A rabbit, preparing for the arrival of guests, hung lightbulbs in three corners of his polygonal hole. Winnie the Pooh and Piglet came and noticed that lights did not illuminate all the pots of honey which were in the rabbit hole. When they reached for some honey, two of the lightbulbs broke. The rabbit moved the remaining light bulb into some corner so that the whole hole was lit up. Is this possible? (If yes, draw an example, if not, justify the answer.)
Kai has a piece of ice in the shape of a “corner” (see the figure). The Snow Queen demanded that Kai cut it into four equal parts. How can he do this?
a) In the construction in the figure, move two matches so that there are five identical squares created. b) From the new figure, remove 3 matches so that only 3 squares remain.
How many squares are shown in the picture?
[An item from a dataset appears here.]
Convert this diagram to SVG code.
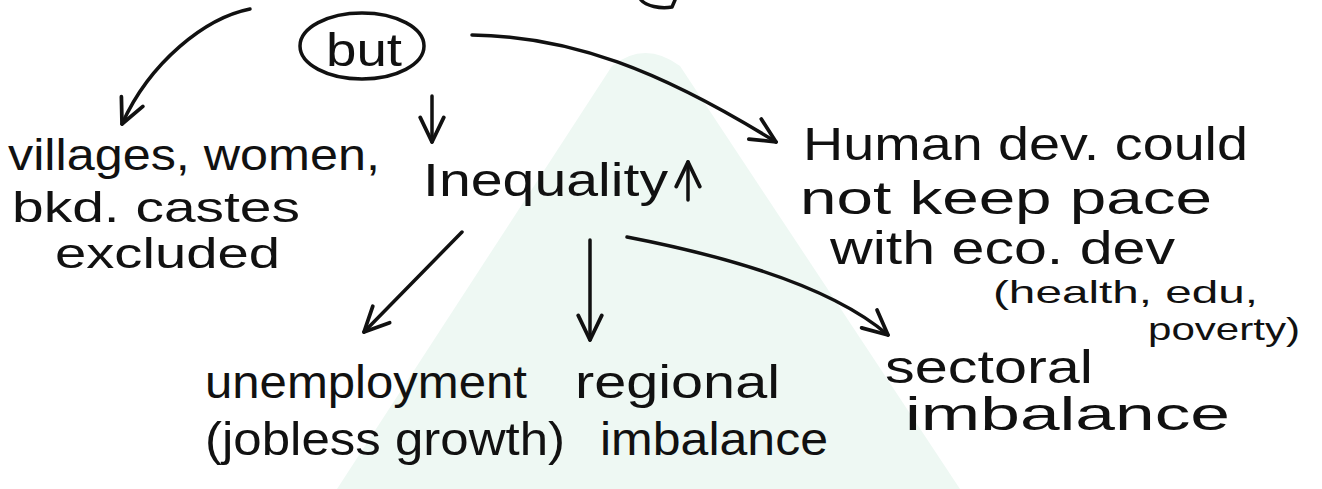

A toddler has \(25\) lego pieces in a box:
In how many ways are there to choose three pieces to play with?
In how many ways can he choose three pieces for the foundation, main walls and roof? Note that the order is important.
Cut the shape (see the figure) into two identical pieces (coinciding when placed on top of one another).
There is a \(5\times 9\) rectangle drawn on squared paper. In the lower left corner of the rectangle is a button. Kevin and Sophie take turns moving the button any number of squares either to the right or up. Kevin goes first. The winner is the one who places the button in upper right corner. Who would win, Kevin or Sophie, by using the right strategy?
The surface of a \(3\times 3\times 3\) Rubik’s Cube contains 54 squares. What is the maximum number of squares we can mark, so that no marked squares share a vertex or are directly adjacent to another marked square?
Is it possible to place 12 identical coins along the edges of a square box so that touching each edge there were exactly: a) 2 coins, b) 3 coins, c) 4 coins, d) 5 coins, e) 6 coins, f) 7 coins.
You are allowed to place coins on top of one another. In the cases where it is possible, draw how this could be done. In the other cases, prove that doing so is impossible.